Kyrgyzstan has denied that it wants to transfer control of its largest iron mine to neighbouring China, following claims that it would do so to pay off debt to Beijing.
China has been reinforcing its presence in the region, which has generated tension among the six million residents of the poor, politically unstable Central Asian country.
In 2019, clashes erupted between Kyrgyz villagers and Chinese employees at a Chinese-owned mine in the mountainous majority-Muslim republic.
“The transfer of the Jetym-Too deposit to China is a lie,” said Daiyrbek Orounbekov, in charge of the president’s information policy.
“We will develop everything ourselves 100 percent,” he added on his Facebook page on Thursday, adding that local workers would be hired.
Orounbekov’s statement comes a few days before China is to host its first summit with the leaders of five ex-Soviet Central Asian nations.
China is Kyrgyzstan’s main creditor, holding more than 40 percent of the country’s foreign debt, which exceeds $4 billion.

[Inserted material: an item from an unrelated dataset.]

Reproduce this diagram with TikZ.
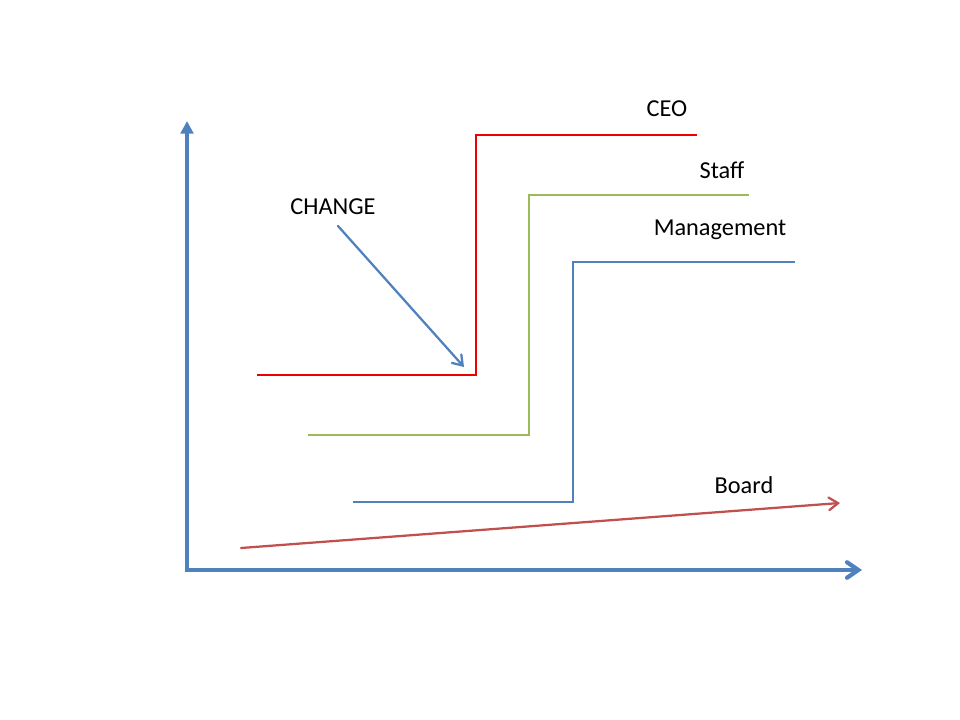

Kyrgyzstan is also part of Beijing’s sweeping Belt and Road Initiative to build a massive global trade network.
According to Kyrgyz President Sadyr Japarov, the Jetym-Too mine reserves, in the country’s east, could be worth $50 billion — a figure that has not been verified independently.
Its exploitation has been long delayed by the country’s frequent political turmoil. Residents have also expressed their opposition for environmental reasons.
Last year, Kyrgyzstan nationalised the long-contested Kumtor gold mine — one of the world’s largest — following years of conflict with the previous owner, Canada’s Centerra Gold.